Larry Cockell, the Secret Service agent who heads the president's protective detail, was forced to remain in Washington awaiting a summons to appear before a grand jury investigating whether Clinton carried on a sexual affair with Monica Lewinsky, a former White House intern, and then lied about it.By bringing Cockell and seven other Secret Service agents to the federal courthouse in Washington, the Whitewater independent counsel, Kenneth Starr, made a powerful legal and visual statement about the authority of his office. And while it is hazardous to predict the course of any investigation, it appears that Starr is entering a decisive phase of the inquiry.

Although questions remain on lawyer-client privilege and the assertion of a broad new privilege governing Secret Service testimony, prosecutors now have an opportunity to question officials and agents of the Secret Service about what they may have seen or heard regarding Clinton and Lewinsky.

After a week of legal maneuvering, Starr on Friday won the right to question Cockell and seven other Secret Service agents when Chief Justice William Rehnquist rejected a plea by the Justice Department to shield the agents from questioning.

But the chief justice said the Supreme Court might yet decide to hear the department's appeal of lower court rulings that denied an administration claim that Secret Service personnel are protected from having to testify regarding the president by an untested "protective function privilege."

Clinton said Friday that it would be inappropriate for him to comment on the Secret Service subpoenas and the reassignment of his hand-picked chief bodyguard, Cockell.

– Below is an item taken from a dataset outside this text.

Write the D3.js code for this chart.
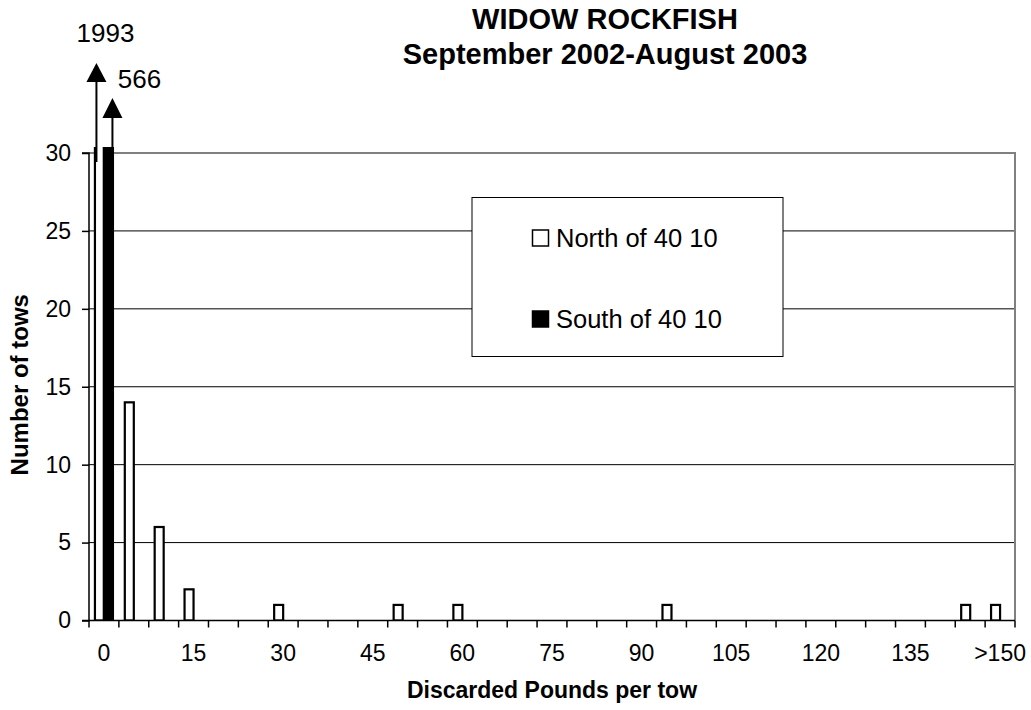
<!DOCTYPE html>
<html>
<head>
<meta charset="utf-8">
<script src="https://cdn.jsdelivr.net/npm/d3@7"></script>
<style>
  html, body { margin: 0; padding: 0; background: #fff; }
  svg { display: block; font-family: "Liberation Sans", Arial, sans-serif; }
</style>
</head>
<body>
<svg id="chart" width="1031" height="710"></svg>
<script>
const categories = ["0","5","10","15","20","25","30","35","40","45","50","55","60","65","70","75","80","85","90","95","100","105","110","115","120","125","130","135","140","145",">150"];
const northValues = [1993,14,6,2,0,0,1,0,0,0,1,0,1,0,0,0,0,0,0,1,0,0,0,0,0,0,0,0,0,1,1];
const southValues = [566,0,0,0,0,0,0,0,0,0,0,0,0,0,0,0,0,0,0,0,0,0,0,0,0,0,0,0,0,0,0];
const seriesNames = ["North of 40 10", "South of 40 10"];
const yTicks = [0,5,10,15,20,25,30];
const titleLines = ["WIDOW ROCKFISH", "September 2002-August 2003"];
const xTitle = "Discarded Pounds per tow";
const yTitle = "Number of tows";
const overflowLabels = ["1993", "566"];

(function() {
const svg = d3.select("#chart");
const pL = 89, pR = 1015, pT = 153, pB = 620.5;

const x = d3.scaleBand().domain(categories).range([pL, pR]).paddingInner(0).paddingOuter(0);
const bw = x.bandwidth();
const xs = d3.scaleBand().domain(["N","S"]).range([bw/2 - 9, bw/2 + 9]);
const y = d3.scaleLinear().domain([0, 30]).range([pB, pT]);

svg.append("defs").append("clipPath").attr("id","clip")
  .append("rect").attr("x", pL).attr("y", pT - 6).attr("width", pR-pL).attr("height", pB - pT + 6);

// gridlines
svg.append("g").selectAll("line").data(yTicks.filter(v => v > 0 && v < 30)).join("line")
  .attr("x1", pL).attr("x2", pR).attr("y1", d => y(d)).attr("y2", d => y(d))
  .attr("stroke", "#000").attr("stroke-width", 1);

// gray frame top & right
svg.append("path")
  .attr("d", `M${pL},${y(30)}H${pR}V${pB}`)
  .attr("fill","none").attr("stroke","#808080").attr("stroke-width",2);

// legend
const lg = svg.append("g");
lg.append("rect").attr("x", 472).attr("y", 197.5).attr("width", 311).attr("height", 159)
  .attr("fill","#fff").attr("stroke","#000").attr("stroke-width",1);
const legendItems = [{name: seriesNames[0], fill: "#fff", cy: 238}, {name: seriesNames[1], fill: "#000", cy: 319}];
legendItems.forEach(it => {
  lg.append("rect").attr("x", 532.5).attr("y", it.cy - 8).attr("width", 16).attr("height", 16)
    .attr("fill", it.fill).attr("stroke","#000").attr("stroke-width",1.5);
  lg.append("text").attr("x", 556).attr("y", it.cy).attr("dy","0.36em")
    .attr("font-size", 25.5).attr("fill","#000").text(it.name);
});

// bars
const bars = svg.append("g").attr("clip-path","url(#clip)");
const rows = categories.map((c,i) => ({c, N: northValues[i], S: southValues[i]}));
["N","S"].forEach(k => {
  bars.selectAll("rect."+k).data(rows.filter(d => d[k] > 0)).join("rect")
    .attr("class", k)
    .attr("x", d => x(d.c) + xs(k))
    .attr("width", xs.bandwidth())
    .attr("y", d => y(d[k]))
    .attr("height", d => pB - y(d[k]))
    .attr("fill", k === "N" ? "#fff" : "#000")
    .attr("stroke", "#000").attr("stroke-width", 2.2);
});

// y axis
const yAxis = d3.axisLeft(y).tickValues(yTicks).tickSize(7).tickPadding(11);
const gy = svg.append("g").attr("transform", `translate(${pL},0)`).call(yAxis);
gy.select(".domain").attr("stroke","#000").attr("stroke-width",1.5).attr("d", `M-7,${pB}H0V${y(30)}H-7`);
gy.selectAll(".tick line").attr("stroke","#000").attr("stroke-width",1.5);
gy.selectAll(".tick text").attr("font-size", 23).attr("font-family","Liberation Sans, Arial, sans-serif").attr("fill","#000");

// x axis
const gx = svg.append("g").attr("transform", `translate(0,${pB})`);
gx.append("line").attr("x1", pL).attr("x2", pR).attr("stroke","#000").attr("stroke-width",1.5);
const bounds = categories.map(c => x(c)).concat([pR]);
gx.selectAll("line.tk").data(bounds).join("line").attr("class","tk")
  .attr("x1", d => d).attr("x2", d => d).attr("y1", 0).attr("y2", 7)
  .attr("stroke","#000").attr("stroke-width",1.5);
gx.selectAll("text").data(categories.filter((c,i) => i % 3 === 0)).join("text")
  .attr("x", d => x(d) + bw/2).attr("y", 32).attr("dy","0.36em")
  .attr("text-anchor","middle").attr("font-size", 23).attr("fill","#000").text(d => d);

// axis titles
svg.append("text").attr("x", (pL+pR)/2).attr("y", 690).attr("dy","0.36em")
  .attr("text-anchor","middle").attr("font-size", 23).attr("font-weight","bold").text(xTitle);
svg.append("text").attr("transform", `translate(19,${(pT+pB)/2 - 2}) rotate(-90)`).attr("dy","0.36em")
  .attr("text-anchor","middle").attr("font-size", 24).attr("font-weight","bold").text(yTitle);

// title
const tt = svg.append("text").attr("text-anchor","middle").attr("font-size", 29).attr("font-weight","bold");
titleLines.forEach((l,i) => tt.append("tspan").attr("x", 605).attr("y", 29 + i*35).text(l));

// overflow arrows
function arrow(xPos, tipY, baseY, endY) {
  const g = svg.append("g");
  g.append("line").attr("x1", xPos).attr("x2", xPos).attr("y1", baseY).attr("y2", endY)
    .attr("stroke","#000").attr("stroke-width",2);
  g.append("path").attr("d", `M${xPos},${tipY}L${xPos-10},${baseY}L${xPos+10},${baseY}Z`).attr("fill","#000");
}
const c0 = categories[0];
const nX = x(c0) + xs("N") + 1.5;
const sX = x(c0) + xs("S") + xs.bandwidth() - 0.5;
arrow(nX, 63, 82, 162);
arrow(sX, 98, 118, 150);
svg.append("text").attr("x", nX + 9).attr("y", 41.5).attr("text-anchor","middle").attr("font-size", 26).text(overflowLabels[0]);
svg.append("text").attr("x", sX + 27).attr("y", 88).attr("text-anchor","middle").attr("font-size", 26).text(overflowLabels[1]);
})();
</script>
</body>
</html>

But aides said that the president is seething at what he considers a violation of the intimate and confidential relationship he must have with those assigned to guard him.

One Democratic ally of the president said that Clinton believes the subpoenas were a vindictive act by Starr designed to embarrass the president and humiliate the Secret Service, and he predicted a strong public backlash against Starr. Starr has denied any political motives, saying he seeks only "the truth."